A Deployment is a serverless, auto-scaling API endpoint that runs your containerized application on Tensorfuse. You provide your code and a configuration, and Tensorfuse handles the entire lifecycle: building your container, provisioning infrastructure, deploying the application, and serving traffic. This lets you turn any model or application into a scalable, production-ready service with a single command.

Anatomy of a Deployment

Every Tensorfuse Deployment consists of three key components. This separation of concerns makes your projects clean, portable, and easy to manage.
  1. Application Code: This is the core logic of your service. It can be a FastAPI app, a vLLM server for a large language model, or any other application that can be containerized.
  2. Environment (Dockerfile): A Dockerfile defines your application’s environment. It specifies the base image, system dependencies, Python packages, and the command needed to start your service. Tensorfuse uses this file to build a container image that is identical for development and production.
  3. Configuration (deployment.yaml): This YAML file defines the infrastructure and runtime settings for your Deployment. Here, you specify the required resources (like GPU type and count), scaling parameters, secrets to inject, and health check endpoints.

The Deployment Workflow

When you run the tensorkube deploy command, Tensorfuse performs the following steps automatically:
  1. Builds your Dockerfile into a container image.
  2. Pushes the image to a private container registry (ECR) inside your AWS account.
  3. Provisions the hardware you requested in your configuration.
  4. Deploys your container and connects it to the autoscaler.
  5. Exposes a secure HTTPS endpoint to serve traffic.

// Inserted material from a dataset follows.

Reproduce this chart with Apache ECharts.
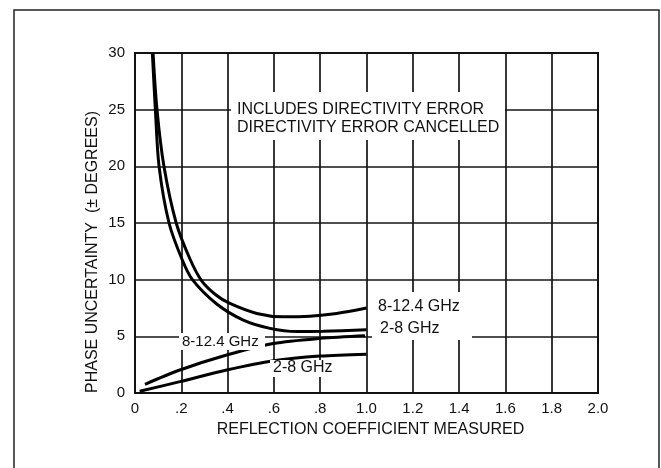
<!DOCTYPE html>
<html>
<head>
<meta charset="utf-8">
<script src="https://cdn.jsdelivr.net/npm/echarts@6/dist/echarts.min.js"></script>
<style>html,body{margin:0;padding:0;background:#fff}#c{width:661px;height:468px}</style>
</head>
<body>
<div id="c"></div>
<script>
// Tick labels
const xTickLabels = ['0', '.2', '.4', '.6', '.8', '1.0', '1.2', '1.4', '1.6', '1.8', '2.0'];
const yTickLabels = ['0', '5', '10', '15', '20', '25', '30'];

// Includes directivity error
const incl_8_12 = [[0.078,30],[0.095,25],[0.125,20],[0.178,15],[0.238,11.8],[0.288,9.9],[0.35,8.65],[0.41,7.9],[0.526,7.02],[0.641,6.72],[0.756,6.78],[0.871,7.02],[1.0,7.5]];
const incl_2_8 = [[0.075,30],[0.088,25],[0.104,20],[0.147,15],[0.203,11.8],[0.248,10],[0.353,7.85],[0.468,6.43],[0.583,5.70],[0.698,5.42],[0.813,5.45],[1.0,5.58]];
// Directivity error cancelled
const canc_8_12 = [[0.043,0.77],[0.194,2.03],[0.396,3.35],[0.598,4.37],[0.799,4.82],[0.994,5.05]];
const canc_2_8 = [[0.02,0.15],[0.194,1.0],[0.396,2.03],[0.598,2.85],[0.799,3.26],[1.0,3.43]];

const FONT = 'Liberation Sans, Arial, sans-serif';
const ink = '#111';

const chart = echarts.init(document.getElementById('c'), null, {renderer: 'canvas'});

function mkSeries(name, data) {
  return {
    name, type: 'line', data, showSymbol: false, symbol: 'none',
    smooth: 0.3, clip: true, z: 3,
    lineStyle: {color: '#000', width: 3}
  };
}

function txt(x, y, s, size, ls) {
  return {type: 'text', x, y, z: 20,
    style: {text: s, font: (size || 16) + 'px ' + FONT, fill: ink, textAlign: 'left', textVerticalAlign: 'middle', letterSpacing: ls || 0}};
}
function wbox(x, y, w, h) {
  return {type: 'rect', z: 10, shape: {x, y, width: w, height: h}, style: {fill: '#fff'}};
}

chart.setOption({
  animation: false,
  backgroundColor: '#fff',
  grid: {left: 135, right: 63, top: 53, bottom: 75, show: true, borderColor: '#111', borderWidth: 2},
  xAxis: {
    type: 'value', min: 0, max: 2, interval: 0.2,
    name: 'REFLECTION COEFFICIENT MEASURED', nameLocation: 'middle', nameGap: 29,
    nameTextStyle: {fontFamily: FONT, fontSize: 16, color: ink, letterSpacing: 2.6, padding: [0, 0, 0, 8]},
    axisLine: {show: true, lineStyle: {color: '#111', width: 2}},
    axisTick: {show: false},
    axisLabel: {margin: 8, fontFamily: FONT, fontSize: 15, color: ink,
      formatter: v => xTickLabels[Math.round(v / 0.2)]},
    splitLine: {show: true, lineStyle: {color: '#151515', width: 1.7}}
  },
  yAxis: {
    type: 'value', min: 0, max: 30, interval: 5,
    axisLine: {show: true, lineStyle: {color: '#111', width: 2}},
    axisTick: {show: false},
    axisLabel: {margin: 10, fontFamily: FONT, fontSize: 15, color: ink,
      formatter: v => yTickLabels[Math.round(v / 5)]},
    splitLine: {show: true, lineStyle: {color: '#151515', width: 1.7}}
  },
  series: [
    mkSeries('8-12.4 GHz incl', incl_8_12),
    mkSeries('2-8 GHz incl', incl_2_8),
    mkSeries('8-12.4 GHz canc', canc_8_12),
    mkSeries('2-8 GHz canc', canc_2_8)
  ],
  graphic: [
    {type: 'rect', z: 30, shape: {x: 14, y: 10, width: 645, height: 470}, style: {fill: 'none', stroke: '#222', lineWidth: 1.5}},
    {type: 'text', x: 93, y: 252, rotation: Math.PI / 2, z: 20,
      style: {text: 'PHASE UNCERTAINTY  (± DEGREES)', font: '16px ' + FONT, fill: ink, textAlign: 'center', textVerticalAlign: 'middle', letterSpacing: 1.6}},
    wbox(231, 92, 274, 48),
    txt(237, 110, 'INCLUDES DIRECTIVITY ERROR', 16),
    txt(237, 128, 'DIRECTIVITY ERROR CANCELLED', 16),
    wbox(372, 292, 100, 48),
    txt(378, 307, '8-12.4 GHz', 16, 0.6),
    txt(380, 329, '2-8 GHz', 16, 2.2),
    wbox(179, 333, 86, 17),
    txt(182, 342, '8-12.4 GHz', 15),
    wbox(270, 360, 72, 17),
    txt(273, 368, '2-8 GHz', 16, 1.8)
  ]
});
</script>
</body>
</html>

Configuring Your Deployment

You can configure your deployment’s resources and behavior in two ways: command-line flags or a deployment.yaml file. While CLI flags are useful for quick tests, we strongly recommend using a deployment.yaml file for production workloads. This allows you to version control your infrastructure configuration alongside your code, following a GitOps approach. To deploy, simply run:
tensorkube deploy --config-file deployment.yaml

Example configuration

A typical deployment.yaml file specifies the required GPUs, attaches secrets, and defines a readiness probe. For a full list of available configuration options, refer to the Deployment Configuration Reference.
# Request 4 L40S GPUs for this deployment
gpus: 4
gpu_type: l40s

# Attach secrets containing API keys or tokens.
# These will be available as environment variables.
secret:
  - hugging-face-secret
  - vllm-token

# Define a health check to ensure the app is ready for traffic
readiness:
  httpGet:
    path: /health
    port: 80

Readiness probe

A readiness probe is a crucial part of a production-grade deployment. It’s a health check endpoint that Tensorfuse uses to determine if your application has started successfully and is ready to accept traffic. If you don’t configure a readiness endpoint, Tensorfuse will not know when your container is truly ready, which can lead to failed requests. Always include a readiness block in your deployment.yaml to ensure your deployments are robust and reliable.